A sa lecture, on est tentée de faire un parallèle entre les séquences télévisuelles d’agression menées par des hommes célèbres, au nom de l’humour, et une tradition de la jeunesse dorée jusqu’au XVIe siècle : le viol de « bons compagnons », commis par des nantis à qui l’on autorisait toutes les licences puisqu’il fallait bien que jeunesse se passe. La victime, servante ou veuve, était préalablement choisie, puis traînée dehors et violée. « Après quoi, quelques pièces de monnaie pouvaient lui être jetées pour signifier qu’elle était consentante. » Un viol sous forme de « rite festif d’affirmation de la masculinité », pour « fraterniser dans le partage de la chair ».

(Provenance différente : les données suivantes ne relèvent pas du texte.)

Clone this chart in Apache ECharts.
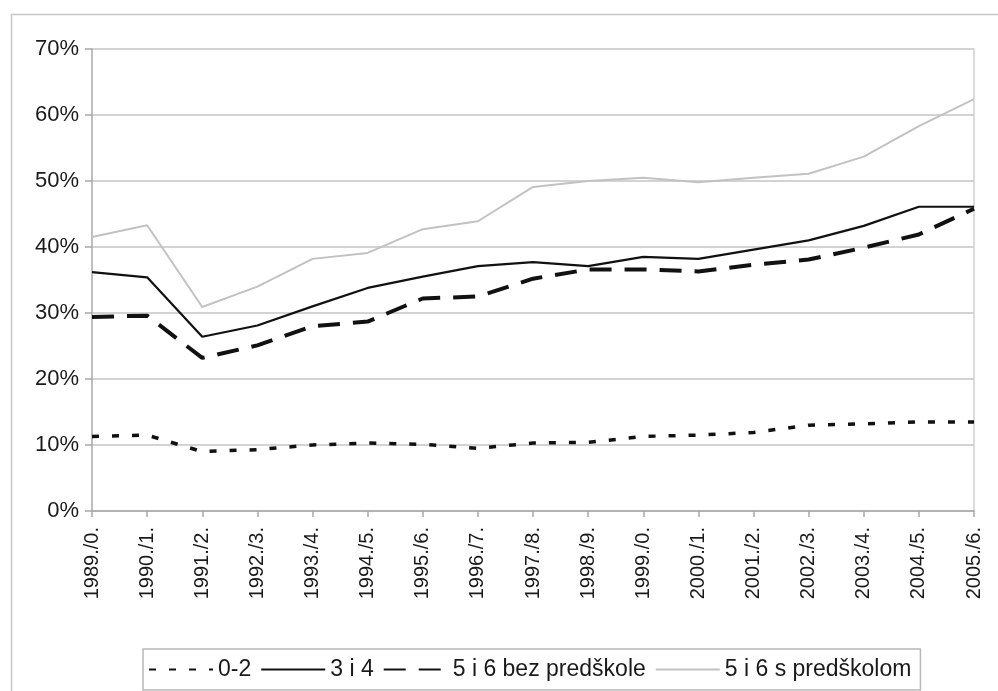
<!DOCTYPE html>
<html>
<head>
<meta charset="utf-8">
<script src="https://cdn.jsdelivr.net/npm/echarts@6/dist/echarts.min.js"></script>
<style>
html,body{margin:0;padding:0;background:#fff;}
#chart{width:998px;height:691px;}
</style>
</head>
<body>
<div id="chart"></div>
<script>
const categories = ["1989./0.","1990./1.","1991./2.","1992./3.","1993./4.","1994./5.","1995./6.","1996./7.","1997./8.","1998./9.","1999./0.","2000./1.","2001./2.","2002./3.","2003./4.","2004./5.","2005./6."];
const seriesNames = ["0-2", "3 i 4", "5 i 6 bez predškole", "5 i 6 s predškolom"];
const age02 = [11.3, 11.5, 9.0, 9.3, 10.0, 10.3, 10.1, 9.5, 10.3, 10.4, 11.3, 11.5, 11.9, 13.0, 13.2, 13.5, 13.5];
const age34 = [36.2, 35.4, 26.4, 28.1, 31.0, 33.8, 35.5, 37.1, 37.7, 37.1, 38.5, 38.2, 39.6, 41.0, 43.2, 46.1, 46.1];
const age56bez = [29.4, 29.6, 23.2, 25.1, 28.0, 28.7, 32.2, 32.5, 35.2, 36.6, 36.6, 36.3, 37.3, 38.1, 39.9, 41.9, 45.8];
const age56s = [41.5, 43.3, 30.9, 34.0, 38.2, 39.1, 42.7, 43.9, 49.1, 50.0, 50.5, 49.8, 50.5, 51.1, 53.7, 58.3, 62.4];
const yTicks = {min: 0, max: 70, interval: 10};

const font = '"Liberation Sans", Arial, sans-serif';
const chart = echarts.init(document.getElementById('chart'));
chart.setOption({
  animation: false,
  backgroundColor: '#fff',
  textStyle: {fontFamily: font},
  graphic: [{
    type: 'rect', left: 9, top: 12, silent: true,
    shape: {width: 1010, height: 700},
    style: {fill: 'none', stroke: '#c8c8c8', lineWidth: 1.5}
  }],
  grid: {left: 92, right: 24, top: 49, bottom: 180, containLabel: false},
  legend: {
    left: 143, top: 649,
    padding: [9, 9, 9, 5],
    borderColor: '#b8b8b8', borderWidth: 1.5,
    itemWidth: 64, itemHeight: 20, itemGap: 9,
    itemStyle: {opacity: 0},
    textStyle: {fontFamily: font, fontSize: 23, color: '#1a1a1a', lineHeight: 22},
    data: seriesNames
  },
  xAxis: {
    type: 'category',
    data: categories,
    boundaryGap: false,
    axisLine: {lineStyle: {color: '#a8a8a8', width: 1.5}},
    axisTick: {show: true, length: 6, lineStyle: {color: '#a8a8a8', width: 1.5}},
    axisLabel: {rotate: 90, margin: 16, fontSize: 20, color: '#1a1a1a', fontFamily: font, interval: 0},
    splitLine: {show: false}
  },
  yAxis: [{
    type: 'value',
    min: yTicks.min, max: yTicks.max, interval: yTicks.interval,
    axisLine: {show: true, lineStyle: {color: '#a8a8a8', width: 1.5}},
    axisTick: {show: true, length: 7, lineStyle: {color: '#a8a8a8', width: 1.5}},
    axisLabel: {formatter: '{value}%', fontSize: 22, color: '#1a1a1a', margin: 13, fontFamily: font},
    splitLine: {show: true, lineStyle: {color: '#c4c4c4', width: 1.5}}
  }, {
    type: 'value', position: 'right',
    min: yTicks.min, max: yTicks.max, interval: yTicks.interval,
    axisLine: {show: true, lineStyle: {color: '#d0d0d0', width: 1.5}},
    axisTick: {show: false}, axisLabel: {show: false}, splitLine: {show: false}
  }],
  series: [
    {name: seriesNames[0], type: 'line', data: age02, symbol: 'none',
     lineStyle: {color: '#111', width: 3.5, type: [7, 13]}, itemStyle: {color: '#111'}},
    {name: seriesNames[1], type: 'line', data: age34, symbol: 'none',
     lineStyle: {color: '#111', width: 2.2, type: 'solid'}, itemStyle: {color: '#111'}},
    {name: seriesNames[2], type: 'line', data: age56bez, symbol: 'none',
     lineStyle: {color: '#111', width: 4, type: [22, 13]}, itemStyle: {color: '#111'}},
    {name: seriesNames[3], type: 'line', data: age56s, symbol: 'none',
     lineStyle: {color: '#c2c2c2', width: 2}, itemStyle: {color: '#c2c2c2'}}
  ]
});
</script>
</body>
</html>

Dégrader avec décontraction
En 2017, les frasques de bons compagnons n’ont plus la faveur des juges. Mais la haine des femmes s’est déplacée. Dans une tribune publiée l’année dernière par le New York Times, Sam Polk, un ex-trader repenti, s’indignait d’une tradition vigoureuse à Wall Street : le « bro talk », la conversation de potes. Soit une manière de moquer les femmes en les ramenant au statut d’objet sexuel. Sam Polk y évoque ainsi son dîner avec un ponte de la finance ravi de lâcher, dans le dos d’une serveuse : « Je la renverserais bien sur la table pour lui donner de la viande », ou ces armées de traders dressés à fanfaronner : « à propos de collègues féminines : J’aimerais la prendre par-derrière ». Ou ces étudiants à Yale traversant le campus en beuglant : « Non veut dire oui. Oui veut dire sodomie. »

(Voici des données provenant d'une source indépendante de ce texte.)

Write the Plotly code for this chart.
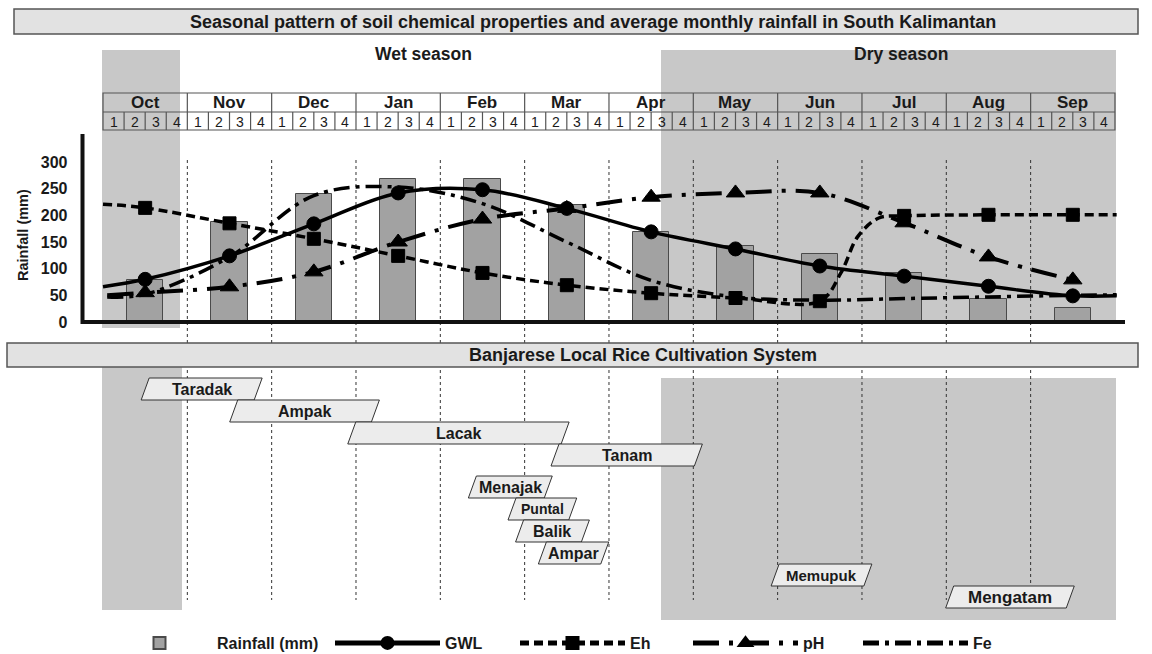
import plotly.graph_objects as go

W, H = 1152, 654
FONT = "Liberation Sans, Arial, Helvetica, sans-serif"

# ---------------- data ----------------
months = ["Oct", "Nov", "Dec", "Jan", "Feb", "Mar", "Apr", "May", "Jun", "Jul", "Aug", "Sep"]
week_labels = ["1", "2", "3", "4"]
rainfall = [78, 187, 240, 268, 268, 219, 169, 142, 127, 92, 43, 27]

gwl = [80, 124, 184, 242, 248, 213, 169, 137, 105, 86, 67, 49]
gwl_ends_x = [0.0, 12.02]
gwl_ends_y = [66, 49]

eh = [214, 185, 156, 124, 92, 69, 54, 45, 39, 199, 201, 201]
eh_extra_x = [0.0, 8.75, 8.95, 9.2, 12.02]
eh_extra_y = [221, 92, 160, 195, 201]

ph = [55, 66, 94, 150, 193, 213, 234, 242, 242, 186, 122, 79]
ph_extra_x = [0.05]
ph_extra_y = [50]

fe = [52, 122, 237, 253, 222, 150, 78, 47, 41, 44, 47, 50]
fe_extra_x = [0.05, 12.02]
fe_extra_y = [47, 51]

activities = ["Taradak", "Ampak", "Lacak", "Tanam", "Menajak", "Puntal", "Balik", "Ampar", "Memupuk", "Mengatam"]
act_start = [0.50, 1.55, 2.95, 5.36, 4.38, 4.85, 4.94, 5.21, 7.97, 10.04]
act_end = [1.84, 3.23, 5.48, 7.06, 5.28, 5.57, 5.72, 5.95, 9.07, 11.47]

ytick_vals = [0, 50, 100, 150, 200, 250, 300]

# ---------------- layout helpers (pixel layout -> axis units) ----------------
X0_PX, MONTH_PX = 103.0, 84.33
Y0_PX, UNIT_PX = 322.0, 160.0 / 300.0


def mx(px):
    return (px - X0_PX) / MONTH_PX


def vy(py):
    return (Y0_PX - py) / UNIT_PX


xm = [i + 0.5 for i in range(len(months))]

fig = go.Figure()

fig.add_trace(go.Bar(
    x=xm, y=rainfall, width=0.43, name="Rainfall (mm)", legendwidth=108,
    marker=dict(color="#a2a2a2", line=dict(color="#4a4a4a", width=1)),
))


def build(vals, ex, ey, msize):
    pts = [(x, v, msize) for x, v in zip(xm, vals)] + [(x, v, 0) for x, v in zip(ex, ey)]
    pts.sort(key=lambda p: p[0])
    return [p[0] for p in pts], [p[1] for p in pts], [p[2] for p in pts]


series = [
    ("GWL", gwl, gwl_ends_x, gwl_ends_y, "circle", 14, "solid", 3.5, 65),
    ("Eh", eh, eh_extra_x, eh_extra_y, "square", 13, "9px,5px", 3.5, 53),
    ("pH", ph, ph_extra_x, ph_extra_y, "triangle-up", 16, "26px,10px,4px,10px", 4, 50),
    ("Fe", fe, fe_extra_x, fe_extra_y, None, 0, "16px,6px,4px,6px", 3.5, 30),
]
for name, vals, ex, ey, sym, ms, dash, lw, lgw in series:
    x, y, sizes = build(vals, ex, ey, ms)
    line = dict(color="#000000", width=lw, dash=dash, shape="spline", smoothing=1.0)
    if sym is None:
        fig.add_trace(go.Scatter(x=x, y=y, mode="lines", name=name, line=line, legendwidth=lgw))
    else:
        fig.add_trace(go.Scatter(x=x, y=y, mode="lines+markers", name=name, line=line, legendwidth=lgw,
                                 marker=dict(symbol=sym, size=sizes, color="#000000", opacity=1,
                                             line=dict(width=1, color="#000000"))))

shapes = []
GRAY = "#c8c8c8"
# season shading
wet_gray = (mx(102), mx(180))
dry_gray = (mx(661), mx(1116))
shapes.append(dict(type="rect", x0=wet_gray[0], x1=wet_gray[1], y0=vy(328), y1=vy(50), fillcolor=GRAY, line=dict(width=0), layer="below"))
shapes.append(dict(type="rect", x0=dry_gray[0], x1=dry_gray[1], y0=vy(322), y1=vy(50), fillcolor=GRAY, line=dict(width=0), layer="below"))
shapes.append(dict(type="rect", x0=wet_gray[0], x1=mx(182), y0=vy(610), y1=vy(367), fillcolor=GRAY, line=dict(width=0), layer="below"))
shapes.append(dict(type="rect", x0=dry_gray[0], x1=dry_gray[1], y0=vy(620), y1=vy(378), fillcolor=GRAY, line=dict(width=0), layer="below"))

# dotted month boundaries
for m in range(1, len(months)):
    shapes.append(dict(type="line", x0=m, x1=m, y0=vy(160), y1=vy(600),
                       line=dict(color="#333333", width=1, dash="dot"), layer="below"))

# header table
TL = dict(color="#555555", width=1.2)
shapes.append(dict(type="rect", x0=0, x1=len(months), y0=vy(130), y1=vy(93), line=TL, layer="below"))
shapes.append(dict(type="line", x0=0, x1=len(months), y0=vy(112), y1=vy(112), line=TL, layer="below"))
for i in range(len(months)):
    for w in range(4):
        xb = i + w / 4.0
        if xb == 0:
            continue
        if w == 0:
            shapes.append(dict(type="line", x0=xb, x1=xb, y0=vy(130), y1=vy(93), line=TL, layer="below"))
        else:
            shapes.append(dict(type="line", x0=xb, x1=xb, y0=vy(130), y1=vy(112), line=TL, layer="below"))

# title box and cultivation box
shapes.append(dict(type="rect", x0=mx(14), x1=mx(1138), y0=vy(34), y1=vy(9), fillcolor="#e2e2e2",
                   line=dict(color="#555555", width=1.5), layer="below"))
shapes.append(dict(type="rect", x0=mx(7), x1=mx(1138), y0=vy(367), y1=vy(343), fillcolor="#e2e2e2",
                   line=dict(color="#555555", width=1.5), layer="below"))

# activity parallelograms
SL = 4.0 / MONTH_PX
ROW_H = 22
act_sizes = [16, 16, 16, 16, 16, 14, 16, 16, 15, 17]
annotations = []
for k, (nm, s, e) in enumerate(zip(activities, act_start, act_end)):
    top = 378 + ROW_H * k + (10 if k >= 4 else 0)
    yt, yb = vy(top), vy(top + ROW_H)
    path = f"M{s - SL},{yb} L{s + SL},{yt} L{e + SL},{yt} L{e - SL},{yb} Z"
    shapes.append(dict(type="path", path=path, fillcolor="#ececec",
                       line=dict(color="#333333", width=1), layer="below"))
    annotations.append(dict(x=(s + e) / 2, y=vy(top + ROW_H / 2), text=nm, showarrow=False,
                            font=dict(family=FONT, size=act_sizes[k], color="#1a1a1a", weight="bold")))

# axis lines
shapes.append(dict(type="line", x0=mx(82), x1=mx(1125), y0=0, y1=0, line=dict(color="#111111", width=4), layer="above"))
shapes.append(dict(type="line", x0=mx(82.5), x1=mx(82.5), y0=vy(324), y1=vy(134), line=dict(color="#111111", width=4), layer="above"))

# texts
annotations.append(dict(x=mx(593), y=vy(21.5), text="Seasonal pattern of soil chemical properties and average monthly rainfall in South Kalimantan",
                        showarrow=False, font=dict(family=FONT, size=18, color="#1a1a1a", weight="bold")))
annotations.append(dict(x=mx(643), y=vy(355), text="Banjarese Local Rice Cultivation System",
                        showarrow=False, font=dict(family=FONT, size=18, color="#1a1a1a", weight="bold")))
annotations.append(dict(x=mx(423), y=vy(54), text="Wet season", showarrow=False,
                        font=dict(family=FONT, size=17.5, color="#1a1a1a", weight="bold")))
annotations.append(dict(x=mx(901), y=vy(54), text="Dry season", showarrow=False,
                        font=dict(family=FONT, size=17.5, color="#1a1a1a", weight="bold")))
annotations.append(dict(x=mx(23), y=vy(235), text="Rainfall (mm)", textangle=-90, showarrow=False,
                        font=dict(family=FONT, size=14.5, color="#1a1a1a", weight="bold")))
for i, mname in enumerate(months):
    annotations.append(dict(x=i + 0.5, y=vy(102.5), text=mname, showarrow=False,
                            font=dict(family=FONT, size=17, color="#1a1a1a", weight="bold")))
    for w, wl in enumerate(week_labels):
        annotations.append(dict(x=i + (w + 0.5) / 4.0, y=vy(121.5), text=wl, showarrow=False,
                                font=dict(family=FONT, size=14, color="#1a1a1a")))

fig.update_layout(
    width=W, height=H, autosize=False,
    margin=dict(l=0, r=0, t=0, b=0, autoexpand=False),
    paper_bgcolor="white", plot_bgcolor="white",
    showlegend=True,
    legend=dict(orientation="h", x=102 / W, xanchor="left", y=1 - 643 / H, yanchor="middle",
                itemwidth=105, itemsizing="constant", bgcolor="rgba(0,0,0,0)",
                font=dict(family=FONT, size=16, color="#1a1a1a", weight="bold"),
                tracegroupgap=0),
    xaxis=dict(domain=[0, 1], range=[mx(0), mx(W)], visible=False, fixedrange=True),
    yaxis=dict(domain=[0, 1], range=[vy(H), vy(0)], anchor="free", position=82.5 / W,
               tickvals=ytick_vals, ticktext=[str(v) for v in ytick_vals],
               showgrid=False, zeroline=False, showline=False, ticks="",
               ticklabelstandoff=15,
               tickfont=dict(family=FONT, size=16, color="#1a1a1a", weight="bold"), fixedrange=True),
    shapes=shapes,
    annotations=annotations,
    bargap=0,
)

fig.write_html("out.html", config={"displayModeBar": False},
               post_script="document.body.style.margin='0';document.body.style.overflow='hidden';")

Conclusion du millionnaire désormais reconverti dans l’humanitaire : « Le langage de potes produit un champ d’exclusion empêchant les femmes de progresser. Lorsque vous créez une culture où les femmes sont dégradées avec décontraction, comment pouvez-vous éprouver le désir de les promouvoir ou de travailler pour elles ? » Résultat : seulement 2% des gestionnaires de hedge funds sont des femmes…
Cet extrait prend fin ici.